What the task asks: Retype every line from the start of the data down to and including the line with "const symbols = ['diamond', 'rect', 'triangle'];". Skip the pictures.
-- START OF Information provided --
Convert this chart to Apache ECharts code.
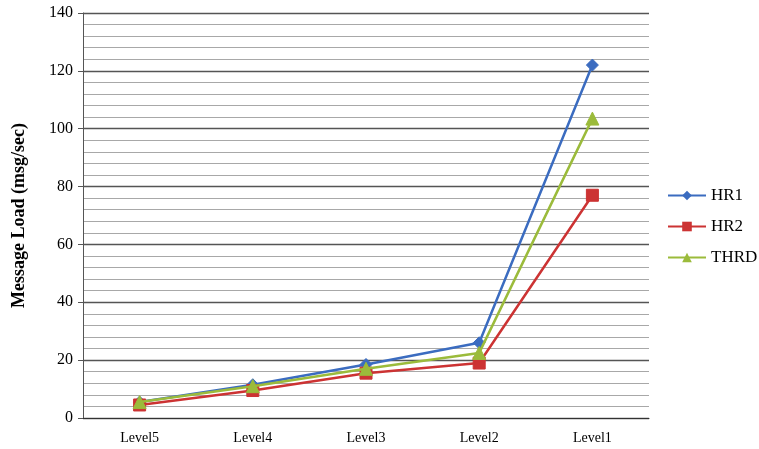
<!DOCTYPE html>
<html>
<head>
<meta charset="utf-8">
<script src="https://cdn.jsdelivr.net/npm/echarts@6/dist/echarts.min.js"></script>
<style>
html,body{margin:0;padding:0;background:#fff;}
#chart{width:759px;height:449px;}
</style>
</head>
<body>
<div id="chart"></div>
<script>
// Hierarchy levels along the x axis
const categories = ['Level5', 'Level4', 'Level3', 'Level2', 'Level1'];
// Message load per level (msg/sec)
const hr1 = [5.5, 11.5, 18.5, 26, 122];
const hr2 = [4.5, 9.5, 15.5, 19, 77];
const thrd = [5.5, 11, 17, 22.5, 103.5];
const seriesNames = ['HR1', 'HR2', 'THRD'];

const serif = '"Liberation Serif", "DejaVu Serif", serif';
const colors = ['#3b6cc0', '#cc3333', '#9bbb3b'];
const symbols = ['diamond', 'rect', 'triangle'];

const chart = echarts.init(document.getElementById('chart'));
chart.setOption({
  animation: false,
  backgroundColor: '#ffffff',
  grid: { left: 83, right: 110, top: 13, bottom: 31, containLabel: false },
  legend: {
    orient: 'vertical',
    left: 662,
    top: 182,
    itemGap: 14,
    itemWidth: 38,
    itemHeight: 12,
    textStyle: { fontFamily: serif, fontSize: 17, color: '#000' },
    data: seriesNames
  },
  xAxis: {
    type: 'category',
    data: categories,
    boundaryGap: true,
    axisLine: { lineStyle: { color: '#333', width: 1 } },
    axisTick: { show: false },
    axisLabel: { fontFamily: serif, fontSize: 14, color: '#000', margin: 13 }
  },
  yAxis: {
    type: 'value',
    min: 0,
    max: 140,
    interval: 20,
    name: 'Message Load (msg/sec)',
    nameLocation: 'middle',
    nameGap: 55,
    nameTextStyle: { fontFamily: serif, fontSize: 18, fontWeight: 'bold', color: '#000' },
    axisLine: { show: true, lineStyle: { color: '#555', width: 1 } },
    axisTick: { show: true, length: 5, lineStyle: { color: '#555' } },
    axisLabel: { fontFamily: serif, fontSize: 16, color: '#000', margin: 10 },
    splitLine: { show: true, lineStyle: { color: '#555', width: 1.3 } },
    minorTick: { show: false, splitNumber: 5 },
    minorSplitLine: { show: true, lineStyle: { color: '#a8a8a8', width: 1 } }
  },
  series: [hr1, hr2, thrd].map((d, i) => ({
    name: seriesNames[i],
    type: 'line',
    data: d,
    symbol: symbols[i],
    symbolSize: i === 2 ? 13 : 12,
    showAllSymbol: true,
    lineStyle: { color: colors[i], width: 2.5 },
    itemStyle: { color: colors[i], borderColor: colors[i] },
    z: 2 + i
  }))
});
</script>
</body>
</html>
-- END OF Information provided --
Final result:
Convert this chart to Apache ECharts code.
<!DOCTYPE html>
<html>
<head>
<meta charset="utf-8">
<script src="https://cdn.jsdelivr.net/npm/echarts@6/dist/echarts.min.js"></script>
<style>
html,body{margin:0;padding:0;background:#fff;}
#chart{width:759px;height:449px;}
</style>
</head>
<body>
<div id="chart"></div>
<script>
// Hierarchy levels along the x axis
const categories = ['Level5', 'Level4', 'Level3', 'Level2', 'Level1'];
// Message load per level (msg/sec)
const hr1 = [5.5, 11.5, 18.5, 26, 122];
const hr2 = [4.5, 9.5, 15.5, 19, 77];
const thrd = [5.5, 11, 17, 22.5, 103.5];
const seriesNames = ['HR1', 'HR2', 'THRD'];

const serif = '"Liberation Serif", "DejaVu Serif", serif';
const colors = ['#3b6cc0', '#cc3333', '#9bbb3b'];
const symbols = ['diamond', 'rect', 'triangle'];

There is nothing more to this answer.